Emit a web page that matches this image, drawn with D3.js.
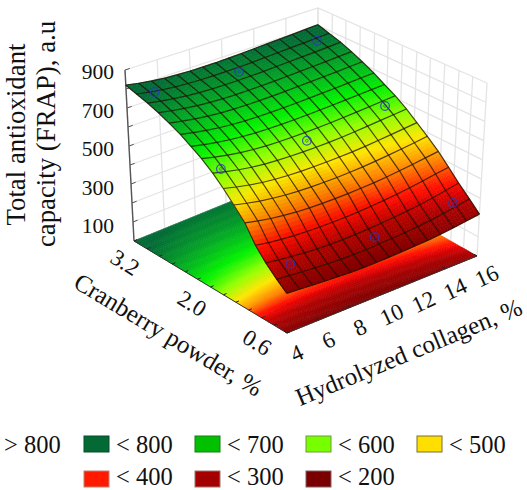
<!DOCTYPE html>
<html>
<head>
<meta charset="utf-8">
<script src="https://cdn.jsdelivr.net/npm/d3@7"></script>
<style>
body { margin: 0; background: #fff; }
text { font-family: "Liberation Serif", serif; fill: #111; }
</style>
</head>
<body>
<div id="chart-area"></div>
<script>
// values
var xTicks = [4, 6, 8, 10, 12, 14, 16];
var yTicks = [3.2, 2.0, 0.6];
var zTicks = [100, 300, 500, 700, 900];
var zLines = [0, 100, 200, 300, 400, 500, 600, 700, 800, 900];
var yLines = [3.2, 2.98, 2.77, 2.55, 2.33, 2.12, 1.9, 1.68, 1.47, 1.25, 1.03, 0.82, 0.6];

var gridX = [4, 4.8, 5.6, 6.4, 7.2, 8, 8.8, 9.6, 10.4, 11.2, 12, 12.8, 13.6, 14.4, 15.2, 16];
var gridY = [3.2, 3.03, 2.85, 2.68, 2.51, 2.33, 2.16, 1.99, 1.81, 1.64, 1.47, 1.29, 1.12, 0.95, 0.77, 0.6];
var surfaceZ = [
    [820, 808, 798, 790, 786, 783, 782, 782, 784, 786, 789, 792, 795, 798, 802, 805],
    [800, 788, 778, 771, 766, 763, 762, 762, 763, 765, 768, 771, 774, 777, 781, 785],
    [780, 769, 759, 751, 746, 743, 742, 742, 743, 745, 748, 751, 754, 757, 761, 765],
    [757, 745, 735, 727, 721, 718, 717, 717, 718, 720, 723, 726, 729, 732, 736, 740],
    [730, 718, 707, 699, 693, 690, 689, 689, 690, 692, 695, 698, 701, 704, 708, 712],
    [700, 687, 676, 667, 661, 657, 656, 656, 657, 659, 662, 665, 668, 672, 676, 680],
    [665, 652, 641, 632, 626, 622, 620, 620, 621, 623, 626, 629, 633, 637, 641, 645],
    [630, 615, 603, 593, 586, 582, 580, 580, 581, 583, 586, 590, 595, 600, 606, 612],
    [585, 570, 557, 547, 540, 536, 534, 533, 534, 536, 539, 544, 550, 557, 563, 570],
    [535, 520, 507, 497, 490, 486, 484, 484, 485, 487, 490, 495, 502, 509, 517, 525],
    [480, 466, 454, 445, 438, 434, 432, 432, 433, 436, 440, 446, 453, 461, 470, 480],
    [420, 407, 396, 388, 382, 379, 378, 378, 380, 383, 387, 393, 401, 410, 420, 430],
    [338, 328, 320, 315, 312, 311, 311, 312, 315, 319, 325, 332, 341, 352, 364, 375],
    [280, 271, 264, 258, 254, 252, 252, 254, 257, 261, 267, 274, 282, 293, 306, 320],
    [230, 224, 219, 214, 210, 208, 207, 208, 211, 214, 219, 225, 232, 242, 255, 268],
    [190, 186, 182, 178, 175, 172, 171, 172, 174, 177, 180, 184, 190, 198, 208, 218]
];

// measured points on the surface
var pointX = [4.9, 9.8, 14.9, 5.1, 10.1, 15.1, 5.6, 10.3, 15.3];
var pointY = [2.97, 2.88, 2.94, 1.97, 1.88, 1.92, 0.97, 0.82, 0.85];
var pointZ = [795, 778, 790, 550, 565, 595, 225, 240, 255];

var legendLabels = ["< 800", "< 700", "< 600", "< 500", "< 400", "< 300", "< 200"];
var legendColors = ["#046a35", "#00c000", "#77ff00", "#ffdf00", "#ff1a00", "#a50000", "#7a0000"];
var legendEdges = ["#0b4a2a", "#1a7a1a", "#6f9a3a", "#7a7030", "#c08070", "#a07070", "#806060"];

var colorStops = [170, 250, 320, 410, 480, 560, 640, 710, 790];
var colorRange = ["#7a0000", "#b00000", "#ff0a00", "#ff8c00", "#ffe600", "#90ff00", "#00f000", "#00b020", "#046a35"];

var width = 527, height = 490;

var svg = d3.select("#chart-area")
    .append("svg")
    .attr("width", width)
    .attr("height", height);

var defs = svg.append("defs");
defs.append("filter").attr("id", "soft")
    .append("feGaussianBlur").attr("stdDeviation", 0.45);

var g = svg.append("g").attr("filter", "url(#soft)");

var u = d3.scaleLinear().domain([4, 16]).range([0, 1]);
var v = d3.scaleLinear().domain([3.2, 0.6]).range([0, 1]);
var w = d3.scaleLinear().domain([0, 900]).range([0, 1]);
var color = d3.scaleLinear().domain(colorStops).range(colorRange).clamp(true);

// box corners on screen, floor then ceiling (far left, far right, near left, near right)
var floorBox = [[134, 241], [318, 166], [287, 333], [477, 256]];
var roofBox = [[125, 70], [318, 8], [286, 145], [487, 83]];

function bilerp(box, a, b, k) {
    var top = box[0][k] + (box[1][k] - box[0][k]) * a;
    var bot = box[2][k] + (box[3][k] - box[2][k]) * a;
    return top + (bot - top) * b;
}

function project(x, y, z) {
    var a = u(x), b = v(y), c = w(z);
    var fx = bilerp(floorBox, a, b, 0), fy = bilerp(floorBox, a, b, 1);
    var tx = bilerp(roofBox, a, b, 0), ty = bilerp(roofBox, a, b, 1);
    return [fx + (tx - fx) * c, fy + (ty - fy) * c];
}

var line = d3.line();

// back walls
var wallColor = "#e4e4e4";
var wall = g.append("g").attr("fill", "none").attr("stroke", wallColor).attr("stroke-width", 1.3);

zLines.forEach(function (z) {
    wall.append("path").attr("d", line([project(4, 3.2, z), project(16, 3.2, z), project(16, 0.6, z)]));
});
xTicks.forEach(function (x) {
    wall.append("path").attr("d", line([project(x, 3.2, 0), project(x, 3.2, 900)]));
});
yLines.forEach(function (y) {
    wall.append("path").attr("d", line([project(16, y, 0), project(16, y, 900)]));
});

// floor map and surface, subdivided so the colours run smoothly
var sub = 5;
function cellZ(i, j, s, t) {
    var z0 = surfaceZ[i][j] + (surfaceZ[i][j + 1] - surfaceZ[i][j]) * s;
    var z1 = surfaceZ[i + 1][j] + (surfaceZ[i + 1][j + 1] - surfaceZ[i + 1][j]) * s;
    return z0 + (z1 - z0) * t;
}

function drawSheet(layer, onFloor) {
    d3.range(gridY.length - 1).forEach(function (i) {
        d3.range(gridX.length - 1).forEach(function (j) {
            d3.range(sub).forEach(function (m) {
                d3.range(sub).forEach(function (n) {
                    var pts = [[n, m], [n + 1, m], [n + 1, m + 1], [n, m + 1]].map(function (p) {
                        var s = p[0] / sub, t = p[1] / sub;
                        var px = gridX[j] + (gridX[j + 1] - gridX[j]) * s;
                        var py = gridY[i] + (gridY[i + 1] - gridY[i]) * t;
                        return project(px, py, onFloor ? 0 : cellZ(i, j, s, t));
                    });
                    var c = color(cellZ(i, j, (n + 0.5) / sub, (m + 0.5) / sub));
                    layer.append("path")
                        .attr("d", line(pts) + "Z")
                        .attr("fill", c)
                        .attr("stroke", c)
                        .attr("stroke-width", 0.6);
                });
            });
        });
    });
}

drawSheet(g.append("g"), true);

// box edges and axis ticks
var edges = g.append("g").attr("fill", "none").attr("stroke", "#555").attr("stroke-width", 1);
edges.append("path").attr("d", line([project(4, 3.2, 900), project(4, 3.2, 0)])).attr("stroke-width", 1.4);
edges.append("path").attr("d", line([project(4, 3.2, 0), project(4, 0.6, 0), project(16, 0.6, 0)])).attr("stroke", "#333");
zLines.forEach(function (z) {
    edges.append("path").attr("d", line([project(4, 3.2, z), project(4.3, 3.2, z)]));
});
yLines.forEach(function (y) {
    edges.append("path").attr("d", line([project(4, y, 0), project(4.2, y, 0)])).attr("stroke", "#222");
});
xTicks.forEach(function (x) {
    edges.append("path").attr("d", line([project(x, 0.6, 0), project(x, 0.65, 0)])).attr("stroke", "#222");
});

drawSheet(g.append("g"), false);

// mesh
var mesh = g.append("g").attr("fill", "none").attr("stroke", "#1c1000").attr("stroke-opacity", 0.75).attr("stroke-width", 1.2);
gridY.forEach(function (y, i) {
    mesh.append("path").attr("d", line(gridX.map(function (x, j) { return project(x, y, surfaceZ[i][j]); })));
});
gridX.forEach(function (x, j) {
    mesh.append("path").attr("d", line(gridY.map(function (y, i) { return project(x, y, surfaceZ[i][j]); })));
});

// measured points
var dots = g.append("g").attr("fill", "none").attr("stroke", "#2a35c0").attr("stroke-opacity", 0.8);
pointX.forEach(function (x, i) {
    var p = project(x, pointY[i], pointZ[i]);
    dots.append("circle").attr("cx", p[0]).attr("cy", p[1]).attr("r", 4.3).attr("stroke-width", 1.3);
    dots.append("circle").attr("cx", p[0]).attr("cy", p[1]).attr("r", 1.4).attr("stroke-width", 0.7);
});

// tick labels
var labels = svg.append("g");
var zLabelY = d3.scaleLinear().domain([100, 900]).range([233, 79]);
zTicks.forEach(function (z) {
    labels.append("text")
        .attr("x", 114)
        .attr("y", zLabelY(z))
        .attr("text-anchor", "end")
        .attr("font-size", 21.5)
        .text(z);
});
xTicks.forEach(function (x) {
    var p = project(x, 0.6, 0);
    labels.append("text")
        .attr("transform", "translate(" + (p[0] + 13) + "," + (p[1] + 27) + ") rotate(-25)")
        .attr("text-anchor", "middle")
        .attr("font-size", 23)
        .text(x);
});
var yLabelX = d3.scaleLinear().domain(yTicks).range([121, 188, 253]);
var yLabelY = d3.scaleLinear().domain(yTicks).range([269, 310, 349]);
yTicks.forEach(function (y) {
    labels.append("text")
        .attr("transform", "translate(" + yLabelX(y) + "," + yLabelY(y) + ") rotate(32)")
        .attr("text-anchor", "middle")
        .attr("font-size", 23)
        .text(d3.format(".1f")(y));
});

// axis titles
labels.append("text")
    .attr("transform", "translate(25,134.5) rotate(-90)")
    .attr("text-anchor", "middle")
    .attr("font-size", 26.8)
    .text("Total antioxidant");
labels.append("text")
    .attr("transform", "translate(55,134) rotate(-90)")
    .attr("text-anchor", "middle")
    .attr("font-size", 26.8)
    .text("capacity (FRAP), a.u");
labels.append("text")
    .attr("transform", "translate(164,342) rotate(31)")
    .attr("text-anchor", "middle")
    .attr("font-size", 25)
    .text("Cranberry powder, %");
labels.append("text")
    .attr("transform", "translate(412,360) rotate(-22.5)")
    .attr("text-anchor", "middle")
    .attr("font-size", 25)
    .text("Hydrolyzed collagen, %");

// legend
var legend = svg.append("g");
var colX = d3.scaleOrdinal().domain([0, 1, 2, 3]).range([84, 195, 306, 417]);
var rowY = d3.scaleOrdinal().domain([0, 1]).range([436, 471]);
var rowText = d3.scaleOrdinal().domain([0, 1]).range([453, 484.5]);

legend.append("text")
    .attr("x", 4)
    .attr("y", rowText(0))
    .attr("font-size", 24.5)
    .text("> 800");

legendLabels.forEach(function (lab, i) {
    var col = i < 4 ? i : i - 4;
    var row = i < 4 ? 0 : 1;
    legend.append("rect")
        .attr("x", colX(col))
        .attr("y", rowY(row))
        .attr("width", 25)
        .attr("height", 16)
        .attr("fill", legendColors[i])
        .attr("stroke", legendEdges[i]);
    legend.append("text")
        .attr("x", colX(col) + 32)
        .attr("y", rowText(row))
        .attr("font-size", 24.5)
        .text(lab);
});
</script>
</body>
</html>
········
What the exercise asks -
Leave out any pictures, please, and quote only the lines from the top of the data through the line that contains "1.03, 0.82, 0.6];".

Result -
Emit a web page that matches this image, drawn with D3.js.
<!DOCTYPE html>
<html>
<head>
<meta charset="utf-8">
<script src="https://cdn.jsdelivr.net/npm/d3@7"></script>
<style>
body { margin: 0; background: #fff; }
text { font-family: "Liberation Serif", serif; fill: #111; }
</style>
</head>
<body>
<div id="chart-area"></div>
<script>
// values
var xTicks = [4, 6, 8, 10, 12, 14, 16];
var yTicks = [3.2, 2.0, 0.6];
var zTicks = [100, 300, 500, 700, 900];
var zLines = [0, 100, 200, 300, 400, 500, 600, 700, 800, 900];
var yLines = [3.2, 2.98, 2.77, 2.55, 2.33, 2.12, 1.9, 1.68, 1.47, 1.25, 1.03, 0.82, 0.6];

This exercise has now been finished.